THE TASK: Return the material exactly as supplied, apart from the pictures, which are omitted.

SOURCE MATERIAL:
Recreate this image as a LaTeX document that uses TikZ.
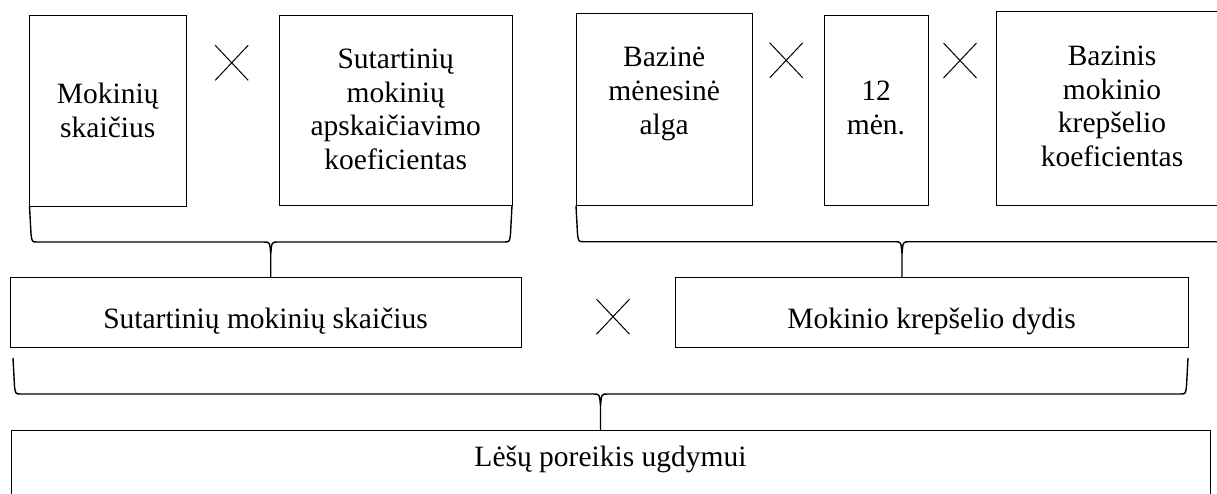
\documentclass[tikz,border=0pt]{standalone}
\usepackage{fontspec}
\setmainfont{Liberation Serif}
\usetikzlibrary{shapes.misc,calc}

% curly brace joining two end points, with its tip dropping to a third point
\newcommand{\joinbrace}[3]{%
  \draw[bracestroke]
    let \p1=#1, \p2=#2, \p3=#3,
        \n1={(\x1+\x2)/2}, \n2={\y1-36pt} in
    (\p1) -- (\x1+1.5pt,\n2+8pt)
    .. controls (\x1+2.5pt,\n2) .. (\x1+8pt,\n2)
    -- (\n1-7pt,\n2)
    .. controls (\n1-1pt,\n2) .. (\n1,\n2-12pt)
    -- (\n1,\y3)
    (\n1,\n2-12pt)
    .. controls (\n1+1pt,\n2) .. (\n1+7pt,\n2)
    -- (\x2-8pt,\n2)
    .. controls (\x2-2.5pt,\n2) .. (\x2-1.5pt,\n2+8pt)
    -- (\p2);%
}

\begin{document}
\begin{tikzpicture}[x=1pt,y=1pt,
  box/.style={draw, line width=1pt, rectangle, inner sep=0pt, outer sep=0pt, anchor=north west},
  txt/.style={font=\fontsize{29.5}{33.8}\selectfont, align=center, inner sep=0pt, anchor=north},
  onelinetext/.style={font=\fontsize{29.5}{33.8}\selectfont, inner xsep=0pt, inner ysep=0pt},
  times/.style={cross out, draw, line width=1pt, minimum width=32pt, minimum height=34pt, inner sep=0pt},
  bracestroke/.style={line width=1.4pt, line join=round}]
\useasboundingbox (0,0) rectangle (1217,-493);
\fill[white] (0,0) rectangle (1217,-493);
\clip (0,0) rectangle (1217,-493);

% top row of factors
\node[box, minimum width=156.5pt, minimum height=191pt]   (b1) at (29.5,-15)   {};
\node[box, minimum width=232.5pt, minimum height=190.5pt] (b2) at (279.5,-15)  {};
\node[box, minimum width=176.3pt, minimum height=192.4pt] (b3) at (576,-13.3)  {};
\node[box, minimum width=104pt,   minimum height=190pt]   (b4) at (824,-15.7)  {};
\node[box, minimum width=232pt,   minimum height=194pt]   (b5) at (996,-11.7)  {};

\node[txt] (t1) at ([yshift=-66pt]b1.north)   {\rule{0pt}{22pt}Mokinių\\skaičius};
\node[txt] (t2) at ([yshift=-31pt]b2.north)   {\rule{0pt}{22pt}Sutartinių\\mokinių\\apskaičiavimo\\koeficientas};
\node[txt] (t3) at ([yshift=-31.2pt]b3.north) {\rule{0pt}{22pt}Bazinė\\mėnesinė\\alga};
\node[txt] (t4) at ([yshift=-62.3pt]b4.north) {\rule{0pt}{22pt}12\\mėn.};
\node[txt] (t5) at ([yshift=-31.3pt]b5.north) {\rule{0pt}{22pt}Bazinis\\mokinio\\krepšelio\\koeficientas};

% multiplication signs
\node[times] (x1) at (231.7,-62.8) {};
\node[times] (x2) at (786.2,-60.3) {};
\node[times] (x3) at (960,-60.5)   {};
\node[times] (x4) at (613,-316.7)  {};

% intermediate results
\node[box, onelinetext, minimum width=511pt, text height=50.7pt, text depth=19.7pt]
  (m1) at (10,-277.3) {Sutartinių mokinių skaičius};
\node[box, onelinetext, minimum width=513pt, text height=50.7pt, text depth=19.7pt]
  (m2) at (675,-277.3) {Mokinio krepšelio dydis};

% final result
\node[box, onelinetext, minimum width=1199pt, text height=36pt, text depth=54pt]
  (bot) at (11,-430) {Lėšų poreikis ugdymui};

% braces
\joinbrace{(b1.south west)}{(b2.south east)}{(m1.north)}
\joinbrace{(b3.south west)}{(b5.south east)}{(m2.north)}
\joinbrace{($(m1.south west)+(3,-10.3)$)}{($(m2.south east)+(0,-10.3)$)}{(bot.north)}
\end{tikzpicture}
\end{document}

WRITTEN SOLUTION:
Recreate this image as a LaTeX document that uses TikZ.
\documentclass[tikz,border=0pt]{standalone}
\usepackage{fontspec}
\setmainfont{Liberation Serif}
\usetikzlibrary{shapes.misc,calc}

% curly brace joining two end points, with its tip dropping to a third point
\newcommand{\joinbrace}[3]{%
  \draw[bracestroke]
    let \p1=#1, \p2=#2, \p3=#3,
        \n1={(\x1+\x2)/2}, \n2={\y1-36pt} in
    (\p1) -- (\x1+1.5pt,\n2+8pt)
    .. controls (\x1+2.5pt,\n2) .. (\x1+8pt,\n2)
    -- (\n1-7pt,\n2)
    .. controls (\n1-1pt,\n2) .. (\n1,\n2-12pt)
    -- (\n1,\y3)
    (\n1,\n2-12pt)
    .. controls (\n1+1pt,\n2) .. (\n1+7pt,\n2)
    -- (\x2-8pt,\n2)
    .. controls (\x2-2.5pt,\n2) .. (\x2-1.5pt,\n2+8pt)
    -- (\p2);%
}

\begin{document}
\begin{tikzpicture}[x=1pt,y=1pt,
  box/.style={draw, line width=1pt, rectangle, inner sep=0pt, outer sep=0pt, anchor=north west},
  txt/.style={font=\fontsize{29.5}{33.8}\selectfont, align=center, inner sep=0pt, anchor=north},
  onelinetext/.style={font=\fontsize{29.5}{33.8}\selectfont, inner xsep=0pt, inner ysep=0pt},
  times/.style={cross out, draw, line width=1pt, minimum width=32pt, minimum height=34pt, inner sep=0pt},
  bracestroke/.style={line width=1.4pt, line join=round}]
\useasboundingbox (0,0) rectangle (1217,-493);
\fill[white] (0,0) rectangle (1217,-493);
\clip (0,0) rectangle (1217,-493);

% top row of factors
\node[box, minimum width=156.5pt, minimum height=191pt]   (b1) at (29.5,-15)   {};
\node[box, minimum width=232.5pt, minimum height=190.5pt] (b2) at (279.5,-15)  {};
\node[box, minimum width=176.3pt, minimum height=192.4pt] (b3) at (576,-13.3)  {};
\node[box, minimum width=104pt,   minimum height=190pt]   (b4) at (824,-15.7)  {};
\node[box, minimum width=232pt,   minimum height=194pt]   (b5) at (996,-11.7)  {};

\node[txt] (t1) at ([yshift=-66pt]b1.north)   {\rule{0pt}{22pt}Mokinių\\skaičius};
\node[txt] (t2) at ([yshift=-31pt]b2.north)   {\rule{0pt}{22pt}Sutartinių\\mokinių\\apskaičiavimo\\koeficientas};
\node[txt] (t3) at ([yshift=-31.2pt]b3.north) {\rule{0pt}{22pt}Bazinė\\mėnesinė\\alga};
\node[txt] (t4) at ([yshift=-62.3pt]b4.north) {\rule{0pt}{22pt}12\\mėn.};
\node[txt] (t5) at ([yshift=-31.3pt]b5.north) {\rule{0pt}{22pt}Bazinis\\mokinio\\krepšelio\\koeficientas};

% multiplication signs
\node[times] (x1) at (231.7,-62.8) {};
\node[times] (x2) at (786.2,-60.3) {};
\node[times] (x3) at (960,-60.5)   {};
\node[times] (x4) at (613,-316.7)  {};

% intermediate results
\node[box, onelinetext, minimum width=511pt, text height=50.7pt, text depth=19.7pt]
  (m1) at (10,-277.3) {Sutartinių mokinių skaičius};
\node[box, onelinetext, minimum width=513pt, text height=50.7pt, text depth=19.7pt]
  (m2) at (675,-277.3) {Mokinio krepšelio dydis};

% final result
\node[box, onelinetext, minimum width=1199pt, text height=36pt, text depth=54pt]
  (bot) at (11,-430) {Lėšų poreikis ugdymui};

% braces
\joinbrace{(b1.south west)}{(b2.south east)}{(m1.north)}
\joinbrace{(b3.south west)}{(b5.south east)}{(m2.north)}
\joinbrace{($(m1.south west)+(3,-10.3)$)}{($(m2.south east)+(0,-10.3)$)}{(bot.north)}
\end{tikzpicture}
\end{document}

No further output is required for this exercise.